Before any analysis can begin, a data scientist needs to discover the right data sources to analyze, understand them and gain trust in them. Perhaps, the same or a similar analysis has been previously done which can be leveraged.
Unfortunately, the data discovery is very inefficient today. Countless hours get lost trying to find the right data to use – the most common way still remains to ask a coworker. Gaining trust in data requires running a bunch of queries – max timestamp, counts per day, count distincts, etc. that waste time and add unnecessary load on the databases. There’s a no clear way to know how to find folks to answer questions about the table. And, worst of all, many times analysis is redone, models are rebuilt because previous work is not discoverable.
In this talk, we discuss what a data discovery experience would look like in an ideal world and what Lyft has done to make that possible. Lyft has seen time spent on data discovery reduce 10 fold because of Lyft’s data portal – Amundsen.
Amundsen is built on 3 key pillars:
1. Augmented Data Graph
Amundsen uses a graph database under the hood to store relationships between various data assets (tables, dashboards, protobuf events, etc.). What’s unique to Amundsen is that we treat people as a first class data asset – in other words, there’s a graph node for each person in the organization that connects to other nodes (like tables, and dashboards).
2. Intuitive User Experience
Amundsen runs PageRank using data from access logs to power search ranking, similar to how Google ranks web pages on the internet.
3. Centralized Metadata
Amundsen gathers metadata from various different sources (Hive, Presto, Airflow, etc.) and exposes it in one central place. The right place to store all this metadata is a work in progress. We’ll discuss ongoing efforts in this space including RISELab’s Ground as well as WeWork’s Marquez projects.
We will give a demo of Amundsen, its goals, deep dive into Amundsen’s architecture and discuss how it achieves the 3 discussed design pillars. We will close with future roadmap of the project, what problems remain unsolved and how we can work together to solve them.
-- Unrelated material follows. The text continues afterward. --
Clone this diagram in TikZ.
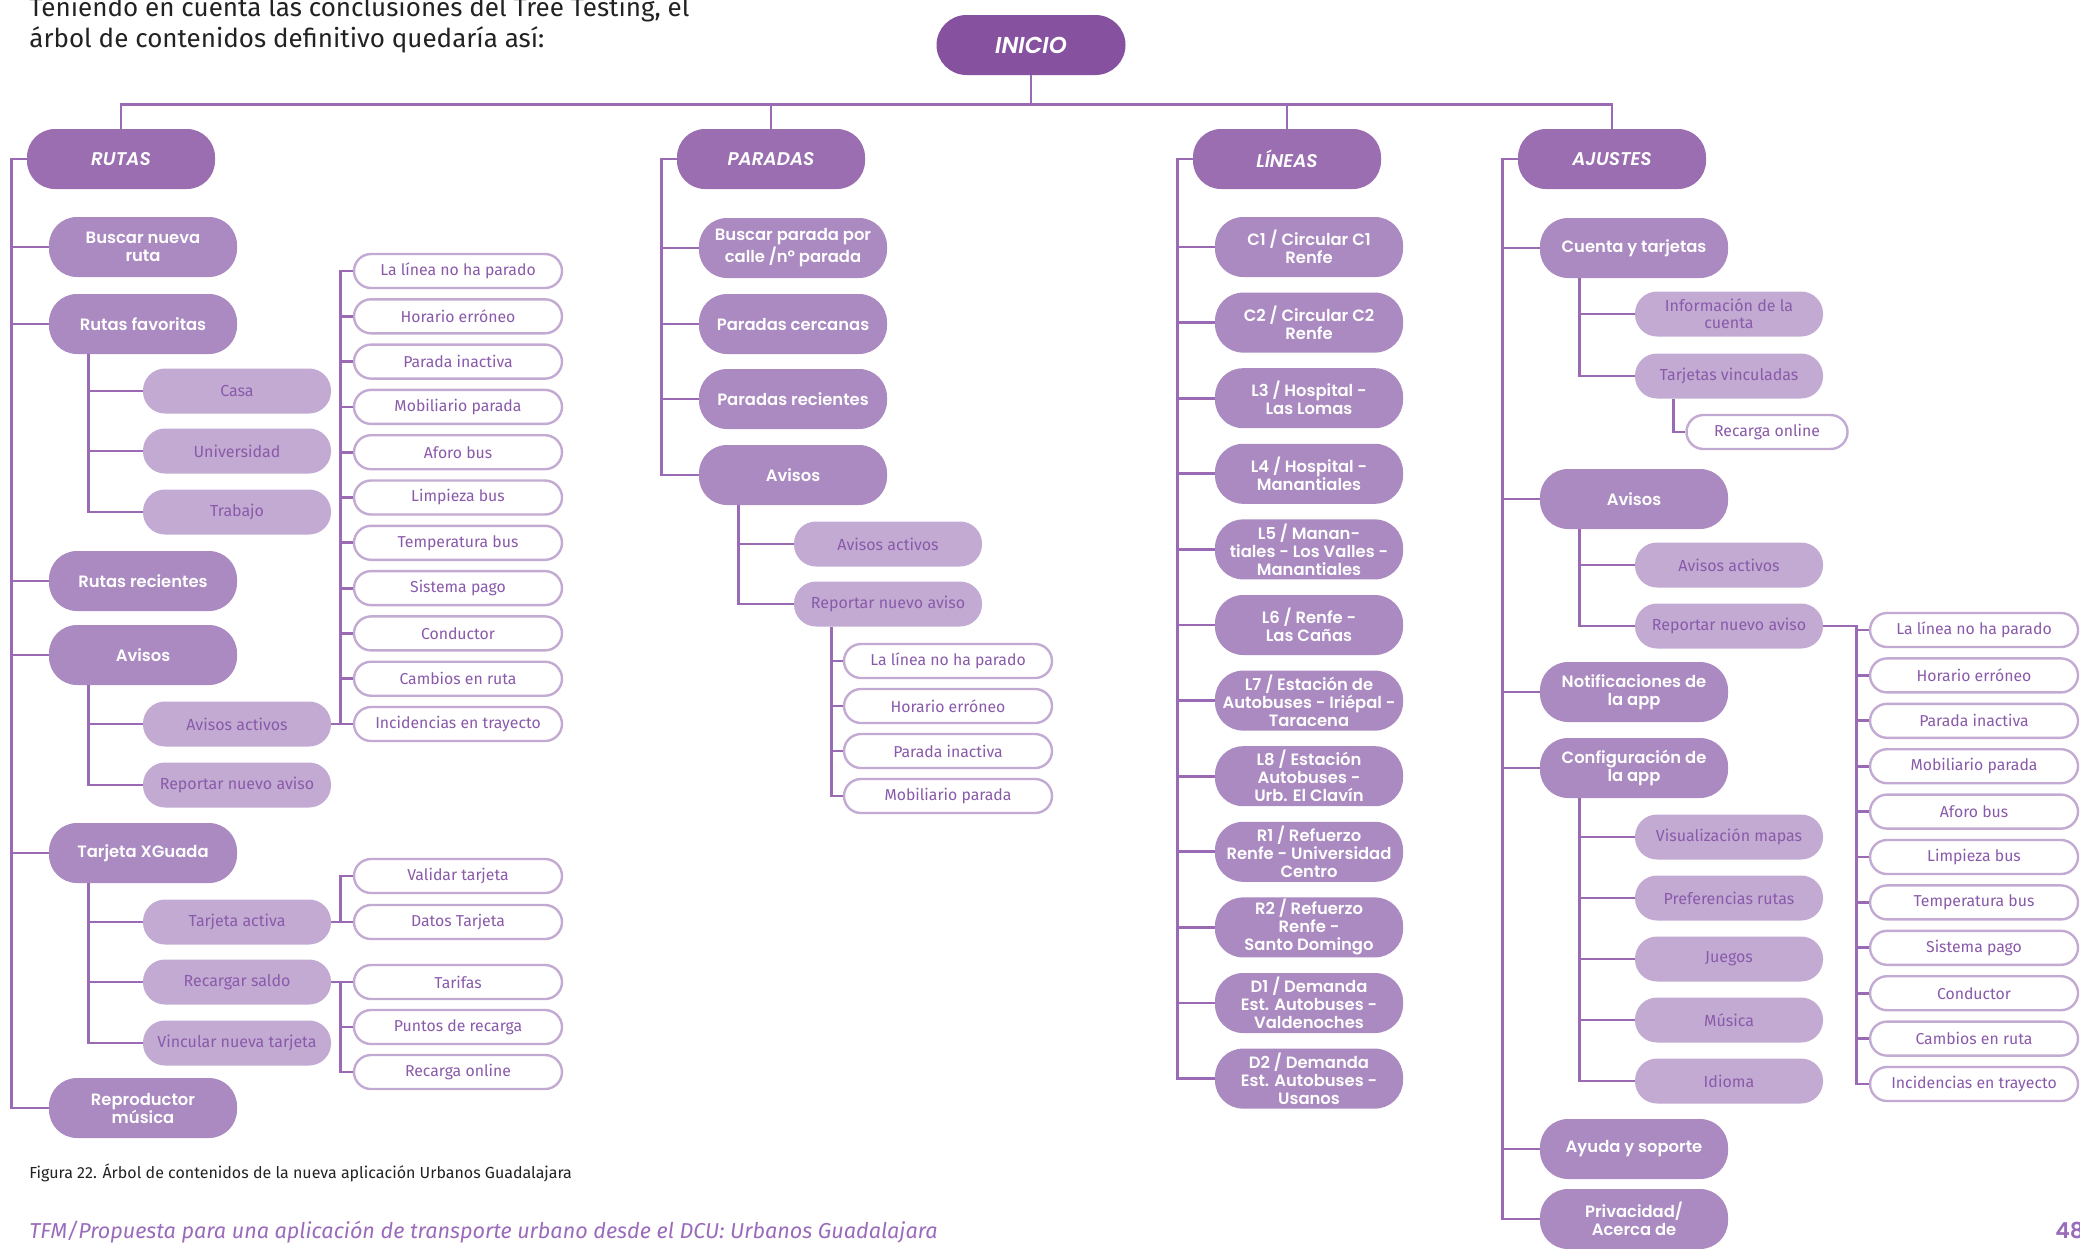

Mark Grover is a product manager at Lyft. Mark is a committer on Apache Bigtop, a committer and PPMC member on Apache Spot (incubating), and a committer and PMC member on Apache Sentry. He has also contributed to a number of open source projects, including Apache Hadoop, Apache Hive, Apache Sqoop, and Apache Flume. He is a coauthor of Hadoop Application Architectures and wrote a section in Programming Hive. Mark is a sought-after speaker on topics related to big data. He occasionally blogs on topics related to technology.
Tao Feng is a software engineer for data platform at lyft working on data products. Tao is a committer and PMC on Apache Airflow. Previously, Tao worked at Linkedin and oracle on data infrastructure, tooling and performance.